[start]

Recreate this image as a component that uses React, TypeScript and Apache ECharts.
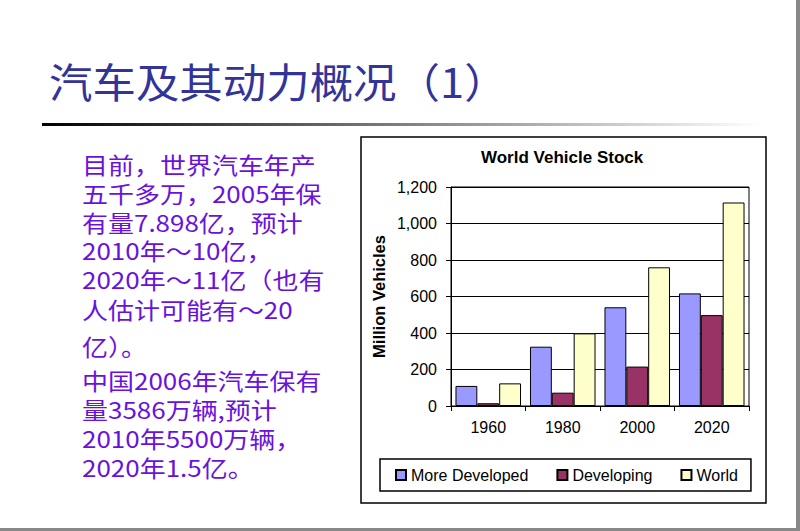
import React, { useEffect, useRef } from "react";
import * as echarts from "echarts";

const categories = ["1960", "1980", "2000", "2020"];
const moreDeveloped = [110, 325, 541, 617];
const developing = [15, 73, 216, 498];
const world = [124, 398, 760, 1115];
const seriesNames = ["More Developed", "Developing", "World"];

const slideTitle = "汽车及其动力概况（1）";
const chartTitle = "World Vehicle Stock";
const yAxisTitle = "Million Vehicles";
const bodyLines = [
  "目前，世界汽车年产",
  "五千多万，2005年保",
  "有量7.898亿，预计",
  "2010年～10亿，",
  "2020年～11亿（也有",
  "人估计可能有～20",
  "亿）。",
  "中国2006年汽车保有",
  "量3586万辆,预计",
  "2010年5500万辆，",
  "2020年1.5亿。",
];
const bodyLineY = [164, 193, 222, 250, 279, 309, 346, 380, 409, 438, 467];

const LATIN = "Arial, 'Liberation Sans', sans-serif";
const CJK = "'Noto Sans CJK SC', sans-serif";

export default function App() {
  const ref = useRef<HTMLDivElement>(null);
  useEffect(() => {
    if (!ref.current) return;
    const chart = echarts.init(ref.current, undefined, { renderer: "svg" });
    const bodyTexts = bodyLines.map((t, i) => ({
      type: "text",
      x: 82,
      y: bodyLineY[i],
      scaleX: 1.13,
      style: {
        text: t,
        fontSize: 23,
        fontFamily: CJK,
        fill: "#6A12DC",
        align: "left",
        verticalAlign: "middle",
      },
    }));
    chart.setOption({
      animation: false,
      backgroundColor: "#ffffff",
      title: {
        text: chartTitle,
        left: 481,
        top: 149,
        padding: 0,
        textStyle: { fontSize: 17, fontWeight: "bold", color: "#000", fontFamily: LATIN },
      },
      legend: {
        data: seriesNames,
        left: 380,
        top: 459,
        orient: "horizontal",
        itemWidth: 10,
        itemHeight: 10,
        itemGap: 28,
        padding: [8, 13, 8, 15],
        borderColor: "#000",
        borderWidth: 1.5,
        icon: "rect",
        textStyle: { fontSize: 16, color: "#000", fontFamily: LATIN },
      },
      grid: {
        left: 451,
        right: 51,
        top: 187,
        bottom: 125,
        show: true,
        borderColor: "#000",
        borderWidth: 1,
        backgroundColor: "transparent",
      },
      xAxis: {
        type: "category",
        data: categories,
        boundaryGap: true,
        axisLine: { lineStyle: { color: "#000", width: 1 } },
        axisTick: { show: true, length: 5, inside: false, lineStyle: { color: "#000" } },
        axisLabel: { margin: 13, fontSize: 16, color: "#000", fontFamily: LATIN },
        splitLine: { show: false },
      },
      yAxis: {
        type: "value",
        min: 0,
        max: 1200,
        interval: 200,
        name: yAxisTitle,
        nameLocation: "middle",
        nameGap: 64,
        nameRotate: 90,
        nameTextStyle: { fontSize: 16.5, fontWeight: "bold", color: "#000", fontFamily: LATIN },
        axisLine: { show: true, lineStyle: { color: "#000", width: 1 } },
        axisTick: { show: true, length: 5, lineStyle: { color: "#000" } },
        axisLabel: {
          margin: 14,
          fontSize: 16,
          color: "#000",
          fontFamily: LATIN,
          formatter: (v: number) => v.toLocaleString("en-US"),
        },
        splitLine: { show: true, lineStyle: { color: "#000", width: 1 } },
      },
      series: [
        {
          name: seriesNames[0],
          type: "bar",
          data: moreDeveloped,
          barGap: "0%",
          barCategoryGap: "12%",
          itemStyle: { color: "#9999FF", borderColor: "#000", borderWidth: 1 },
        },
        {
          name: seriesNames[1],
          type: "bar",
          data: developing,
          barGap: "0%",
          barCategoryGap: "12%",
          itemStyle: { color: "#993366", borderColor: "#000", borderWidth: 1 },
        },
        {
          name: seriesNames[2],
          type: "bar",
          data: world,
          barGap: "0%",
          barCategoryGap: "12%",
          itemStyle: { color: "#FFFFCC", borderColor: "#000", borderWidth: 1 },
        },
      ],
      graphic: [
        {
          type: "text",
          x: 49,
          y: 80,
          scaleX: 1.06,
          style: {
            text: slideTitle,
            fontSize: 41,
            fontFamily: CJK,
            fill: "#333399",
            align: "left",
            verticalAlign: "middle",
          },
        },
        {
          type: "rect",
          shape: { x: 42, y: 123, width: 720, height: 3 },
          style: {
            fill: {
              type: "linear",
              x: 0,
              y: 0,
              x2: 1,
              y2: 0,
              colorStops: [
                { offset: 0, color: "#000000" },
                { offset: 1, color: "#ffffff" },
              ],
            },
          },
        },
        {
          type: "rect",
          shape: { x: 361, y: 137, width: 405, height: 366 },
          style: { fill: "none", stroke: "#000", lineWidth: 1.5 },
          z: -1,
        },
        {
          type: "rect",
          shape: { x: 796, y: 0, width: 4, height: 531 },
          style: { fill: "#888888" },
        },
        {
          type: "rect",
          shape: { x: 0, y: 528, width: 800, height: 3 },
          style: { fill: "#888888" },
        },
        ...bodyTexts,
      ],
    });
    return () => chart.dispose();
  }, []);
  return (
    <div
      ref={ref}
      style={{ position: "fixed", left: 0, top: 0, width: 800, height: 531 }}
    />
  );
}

[end]

Reproduce the material above exactly, first line through the line that contains "import * as", minus the pictures.

▸ Solution for this exercise
Recreate this image as a component that uses React, TypeScript and Apache ECharts.
import React, { useEffect, useRef } from "react";
import * as echarts from "echarts";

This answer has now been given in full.